In John McPherson Berrien, the Attorney-General, we have a character with whom history has played strange pranks. When he entered the Cabinet, he was conceded to be one of the most polished orators of his time and one of the famous lawyers of the South. His Washington début in the Supreme Court, in a case involving the seizure of an African slave ship, had been a spectacular triumph.[168] All contemporaries agree as to his extraordinary gifts of eloquence. Perley Poore describes him as “a polished and effective orator.”[169] Another contemporary found him “a model for chaste, free, beautiful elocution.”[170] Still another has it that “he spoke the court language of the Augustan age.”[171] Even the blasé John Marshall, who listened to Webster and Choate, was so impressed that he dubbed him “the honey-tongued Georgian youth.”[172] He had been in the Senate three years when a speech upon the tariff impelled the press of the period to describe him as “the American Cicero”—a designation that clung to him through life. The greatest speech made by any of the leaders of the Opposition on the Panama Mission was the constitutional argument of Berrien.[173] As a man he was cold and reserved, an aristocrat in manner, as in feeling. He made a virtue of not cultivating the multitude, scorned all compromise with his convictions, firmly believed in himself, and was not at all impressed with opposition. Utterly without tact or diplomacy, caustic and sarcastic, he incurred bitter enmities, but his admirers, who liked to compare him with Cicero, took pride in this weakness.[174] As a political leader, he was dictatorial and demanded obedience without question. The slightest hesitation on the part of his tried and truest friends was usually followed by coldness on his part. Selfish to a degree, he was always keen for his personal advancement.[175] Few more brilliant men have ever been Attorney-General of the United States.
If Postmaster-General Barry was unknown to Washington, it was a matter of indifference to him. In politics he was an exotic. Entering Congress as a young man, he could have remained indefinitely, but congressional life did not allure him. For twenty years he had been an influential State politician, serving in the legislature until sent to the United States Senate to fill an unexpired term. It is an interesting commentary on his preference for State office that he resigned from the Senate, where he might have remained, to become Chief Justice of the State Supreme Court. Living in Lexington as a neighbor of Henry Clay, he had been for many years one of the great leader’s most ardent supporters, and it is significant of the character of the man that, while he supported Clay against Jackson in 1824, the “bargain” story transformed him into a bitter foe.

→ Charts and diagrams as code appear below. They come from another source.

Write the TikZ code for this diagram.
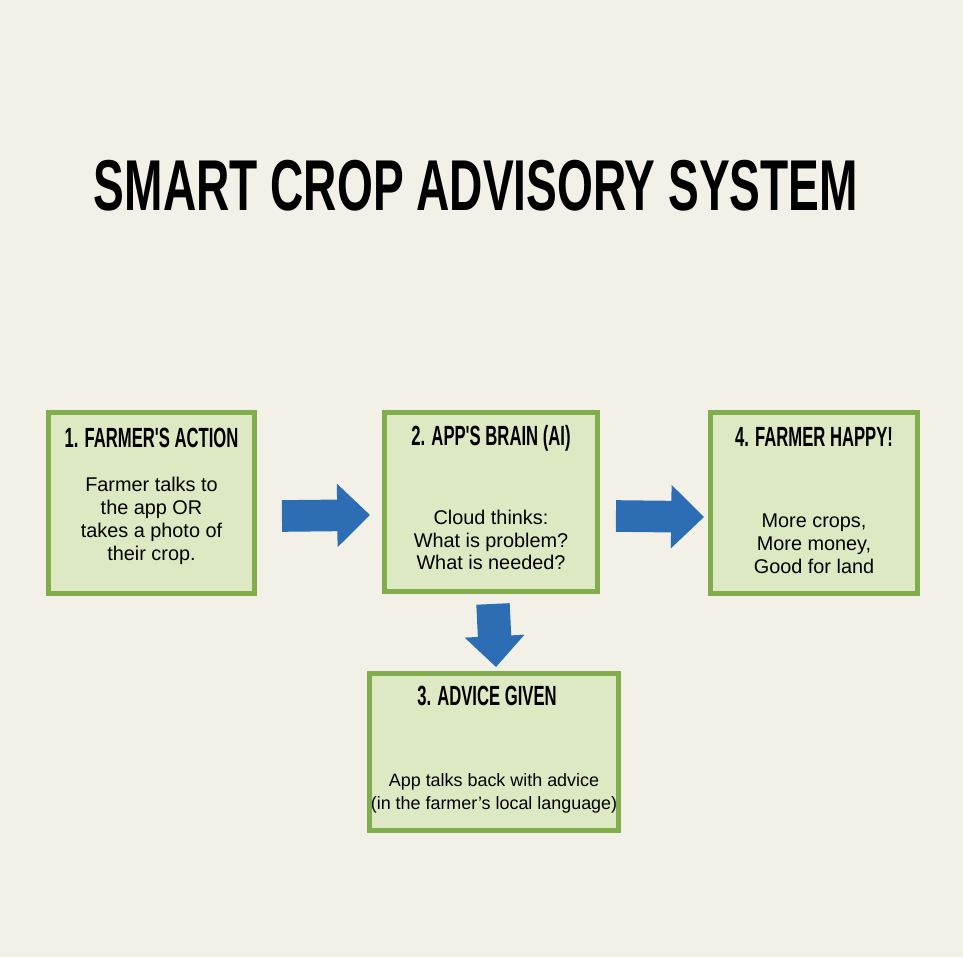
\documentclass[tikz,border=0pt]{standalone}
\usepackage{fontspec}
\setmainfont{Liberation Sans}
\newfontfamily\headfont[FakeStretch=0.6]{Liberation Sans}
\newfontfamily\bannerfont[FakeStretch=0.64]{Liberation Sans}
\usetikzlibrary{arrows.meta}

\definecolor{paper}{HTML}{F3F1E7}
\definecolor{leaf}{HTML}{DDE9C3}
\definecolor{leafedge}{HTML}{82AD4C}
\definecolor{flow}{HTML}{2C6DB3}

\begin{document}
\begin{tikzpicture}[x=0.02cm,y=-0.02cm,
  box/.style={draw=leafedge,fill=leaf,line width=2.8pt,inner sep=0pt},
  boxtitle/.style={font=\headfont\bfseries\fontsize{15.8}{18}\selectfont},
  boxtext/.style={align=center,font=\fontsize{11.3}{13}\selectfont},
  bigarrow/.style={draw=flow,line width=18pt,-{Triangle[length=18.7pt,width=35pt]}}]
\fill[paper] (0,0) rectangle (963,957);
\node[font=\bannerfont\bfseries\fontsize{41}{44}\selectfont] (title) at (476,186) {SMART CROP ADVISORY SYSTEM};
% the four steps
\node[box,minimum width=4.12cm,minimum height=3.62cm] (b1) at (151.5,503) {};
\node[box,minimum width=4.26cm,minimum height=3.58cm] (b2) at (491,502) {};
\node[box,minimum width=4.14cm,minimum height=3.62cm] (b4) at (814,503) {};
\node[box,minimum width=4.98cm,minimum height=3.14cm] (b3) at (494,752) {};
\node[boxtitle] (t1) at ([yshift=-0.56cm]b1.north) {1. FARMER'S ACTION};
\node[boxtitle] (t2) at ([yshift=-0.56cm]b2.north) {2. APP'S BRAIN (AI)};
\node[boxtitle] (t4) at ([yshift=-0.54cm]b4.north) {4. FARMER HAPPY!};
\node[boxtitle] (t3) at ([xshift=-0.14cm,yshift=-0.5cm]b3.north) {3. ADVICE GIVEN};
\node[boxtext] (x1) at ([yshift=-0.36cm]b1.center) {Farmer talks to\\the app OR\\takes a photo of\\their crop.};
\node[boxtext] (x2) at ([yshift=-0.76cm]b2.center) {Cloud thinks:\\What is problem?\\What is needed?};
\node[boxtext] (x4) at ([yshift=-0.82cm]b4.center) {More crops,\\More money,\\Good for land};
\node[boxtext,font=\fontsize{10.2}{13}\selectfont] (x3) at ([yshift=-0.82cm]b3.center) {App talks back with advice\\(in the farmer's local language)};
% arrows
\draw[bigarrow] ([xshift=0.5cm,yshift=-0.26cm]b1.east) -- ([xshift=-0.24cm,yshift=-0.26cm]b2.west);
\draw[bigarrow] ([xshift=0.32cm,yshift=-0.28cm]b2.east) -- ([xshift=-0.08cm,yshift=-0.28cm]b4.west);
\draw[bigarrow,-{Triangle[length=17.6pt,width=33pt]},line width=19pt] ([xshift=0.04cm,yshift=-0.2cm]b2.south) -- ([xshift=0.04cm,yshift=0.08cm]b3.north);
\end{tikzpicture}
\end{document}
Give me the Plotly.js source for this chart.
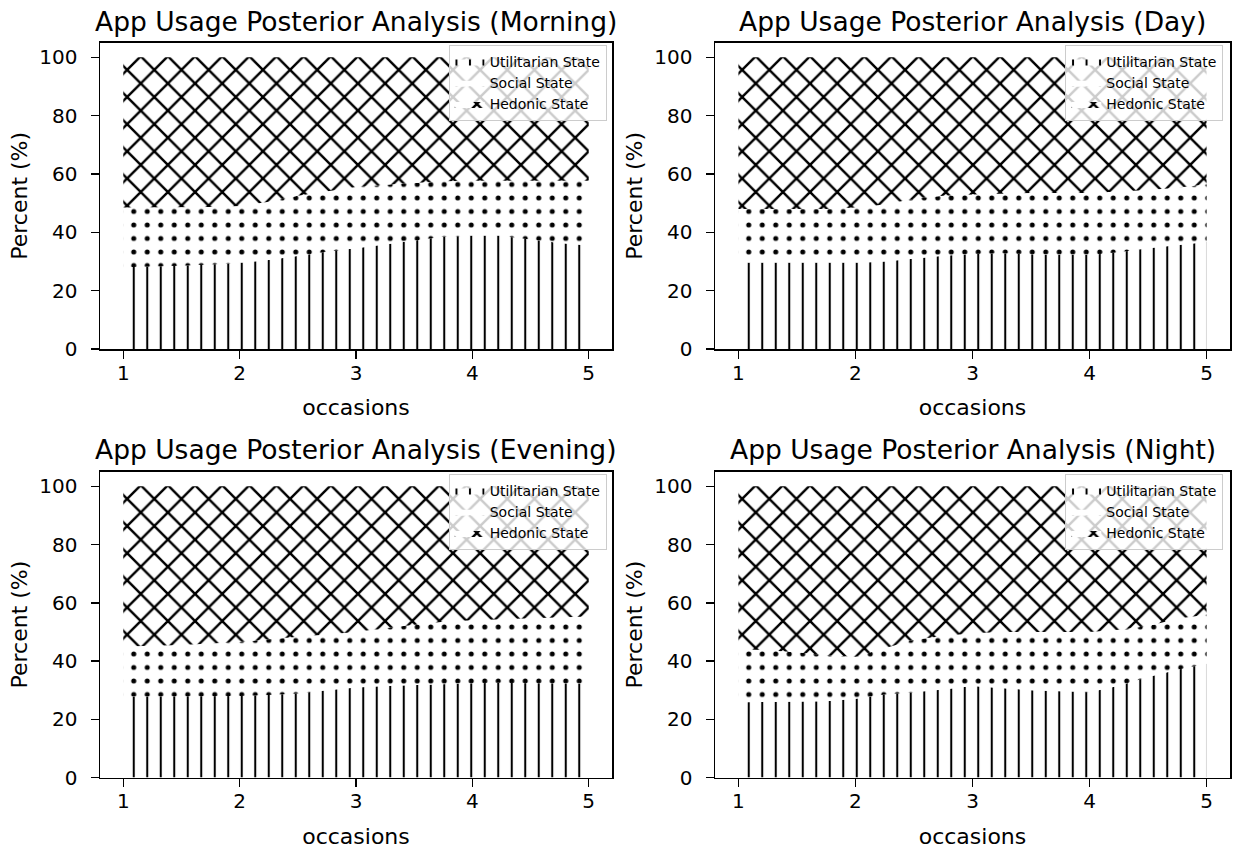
<!DOCTYPE html>
<html><head><meta charset="utf-8">
<script src="https://cdn.plot.ly/plotly-3.0.1.min.js"></script>
<style>html,body{margin:0;padding:0;background:#fff}#chart{width:1238px;height:852px}</style>
</head><body><div id="chart"></div>
<script>
const occasions = [1,1.25,1.5,1.75,2,2.25,2.5,2.75,3,3.25,3.5,3.75,4,4.25,4.5,4.75,5];
const seriesNames = ['Utilitarian State','Social State','Hedonic State'];
const periods = ['Morning','Day','Evening','Night'];

const morningUtil    = [28,28.2,28.5,29,29.5,30.5,32,33.3,34.5,35.8,37,38.5,38.8,38.8,37.5,36.3,35.5];
const morningSocial  = [20.5,20.3,20,19.7,19.5,20,20.5,20.7,21,20.5,20,19,18.9,18.9,20.2,21.4,22.2];
const morningHedonic = [51.5,51.5,51.5,51.3,51,49.5,47.5,46,44.5,43.7,43,42.5,42.3,42.3,42.3,42.3,42.3];

const dayUtil    = [29.5,29.5,29.5,29.5,29.5,30,31,32,32.6,32.8,32.5,32.2,32.2,33.2,34.5,35.6,36.7];
const daySocial  = [18.5,18.5,18.5,18.5,19,19.5,20.5,20.5,20.4,20.5,21,21.3,21.3,20.8,20,19.7,19.8];
const dayHedonic = [52,52,52,52,51.5,50.5,48.5,47.5,47,46.7,46.5,46.5,46.5,46,45.5,44.7,43.5];

const eveningUtil    = [27.8,27.8,27.8,27.9,28,28.3,28.8,30,30.9,31.4,31.8,32.2,32.4,32.5,32.5,32.4,32.3];
const eveningSocial  = [17.2,17.4,17.7,18.1,18.5,19.2,19.5,19,19.1,19.9,20.7,21.3,21.6,21.8,22,22.6,23];
const eveningHedonic = [55,54.8,54.5,54,53.5,52.5,51.7,51,50,48.7,47.5,46.5,46,45.7,45.5,45,44.7];

const nightUtil    = [25.8,25.9,26,26.2,27,28.5,29.3,30.2,31.4,30.7,30,29.6,29.3,31.5,34.5,37,39.1];
const nightSocial  = [18.2,17.8,17,15.8,14.5,16,18,18.4,18.1,19.3,20,20.4,20.7,19.2,17.5,17.5,16.9];
const nightHedonic = [56,56.3,57,58,58.5,55.5,52.7,51.4,50.5,50,50,50,50,49.3,48,45.5,44];

const xTicks = [1,2,3,4,5];
const yTicks = [0,20,40,60,80,100];

const panelSeries = [
  [morningUtil, morningSocial, morningHedonic],
  [dayUtil, daySocial, dayHedonic],
  [eveningUtil, eveningSocial, eveningHedonic],
  [nightUtil, nightSocial, nightHedonic]
];

const FONT = 'DejaVu Sans, sans-serif';
const W = 1238, H = 852;
const patterns = [
  {shape:'|', size:13.5, solidity:0.15},
  {shape:'.', size:13.5, solidity:0.11},
  {shape:'x', size:19.2, solidity:0.24}
];
const xDom = [[100/W, 612/W],[715/W, 1230/W]];
const yDom = [[1-349/H, 1-42.7/H],[1-777.5/H, 1-471.7/H]];
const legendPos = [
  {x:606.7/W, y:1-45/H},{x:1223.3/W, y:1-45/H},
  {x:606.7/W, y:1-474/H},{x:1223.3/W, y:1-474/H}
];
const titlePos = [
  {x:356/W, y:1-21.5/H},{x:972.5/W, y:1-21.5/H},
  {x:356/W, y:1-449/H},{x:972.5/W, y:1-449/H}
];

const traces = [];
const layout = {
  width: W, height: H,
  margin: {l:0, r:0, t:0, b:0},
  paper_bgcolor: '#fff', plot_bgcolor: '#fff',
  font: {family: FONT, color: '#000'},
  showlegend: true,
  annotations: []
};

periods.forEach((p, i) => {
  const n = i + 1;
  const xa = n === 1 ? 'x' : 'x' + n;
  const ya = n === 1 ? 'y' : 'y' + n;
  const lg = n === 1 ? 'legend' : 'legend' + n;
  const col = i % 2, row = Math.floor(i / 2);
  panelSeries[i].forEach((vals, k) => {
    traces.push({
      type: 'scatter', x: occasions, y: vals, name: seriesNames[k],
      xaxis: xa, yaxis: ya, legend: lg,
      stackgroup: 'g' + n, mode: 'lines',
      line: {width: 0, color: '#000'},
      fillcolor: '#fff',
      fillpattern: {shape: patterns[k].shape, size: patterns[k].size, solidity: patterns[k].solidity,
                    fgcolor: '#000', bgcolor: '#fff', fillmode: 'replace'},
      hoverinfo: 'skip'
    });
  });
  const axCommon = {
    showline: true, mirror: true, linecolor: '#000', linewidth: 1.5,
    ticks: 'outside', ticklen: 8, tickwidth: 1.5, tickcolor: '#000',
    showgrid: false, zeroline: false, fixedrange: true,
    tickfont: {family: FONT, size: 20, color: '#000'}
  };
  layout['xaxis' + (n === 1 ? '' : n)] = Object.assign({}, axCommon, {
    domain: xDom[col], anchor: ya, range: [0.8, 5.2],
    tickmode: 'array', tickvals: xTicks, ticktext: xTicks.map(String),
    ticklabelstandoff: -3,
    title: {text: 'occasions', font: {family: FONT, size: 22, color: '#000'}, standoff: 16}
  });
  layout['yaxis' + (n === 1 ? '' : n)] = Object.assign({}, axCommon, {
    domain: yDom[row], anchor: xa, range: [0, 105],
    tickmode: 'array', tickvals: yTicks, ticktext: yTicks.map(String),
    ticklabelstandoff: 9,
    title: {text: 'Percent (%)', font: {family: FONT, size: 22, color: '#000'}, standoff: 5}
  });
  layout[lg] = {
    x: legendPos[i].x, y: legendPos[i].y, xanchor: 'right', yanchor: 'top',
    bgcolor: 'rgba(255,255,255,0.8)', bordercolor: '#cccccc', borderwidth: 1,
    font: {family: FONT, size: 14, color: '#000'}, traceorder: 'normal',
    itemwidth: 30
  };
  layout.annotations.push({
    text: 'App Usage Posterior Analysis (' + p + ')',
    xref: 'paper', yref: 'paper', x: titlePos[i].x, y: titlePos[i].y,
    xanchor: 'center', yanchor: 'middle', showarrow: false,
    font: {family: FONT, size: 26.5, color: '#000'}
  });
});

Plotly.newPlot('chart', traces, layout, {staticPlot: true, displayModeBar: false});
</script>
</body></html>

In view of their relations to the Jackson Administration years later, the estimate of Barry reached by Amos Kendall in 1814, and recorded in his “Autobiography,” is interesting, and serves to account for the feeling, scarcely concealed, with which the journalist-politician afterwards undertook the unraveling of the difficulties into which Barry had plunged the Post-Office Department. It was when Kendall was on his way to Kentucky that he first met the Lexington politician and went down the Ohio River with him and Mrs. Barry with “servants, horses, and carriages,” in a boat thirty feet long, with three apartments. At the end of the journey Kendall wrote: “He appears to be a very good man but not a great man. For our passage he charged nothing, and in every way treated me like a gentleman. His lady seems to be a woman of good disposition, but uneducated.” In contradiction to this estimate, we have another in which he is described as possessing extraordinary abilities, active business habits, an exact knowledge of men and things, and as being “a great orator.”[176] And this same authority describes Mrs. Barry as “frank, lady-like, free from affectations, possessing a fine person and agreeable manners.” Parton tells us that he was “agreeable and amiable, but not a business man”—which is the final verdict of history. In person he was above the medium height, but slender and thin in face. He was modest in demeanor, and energetic—even though he did not always properly direct his energy—and fond of society. He became Postmaster-General because, according to the Jackson standard, he had richly earned the reward.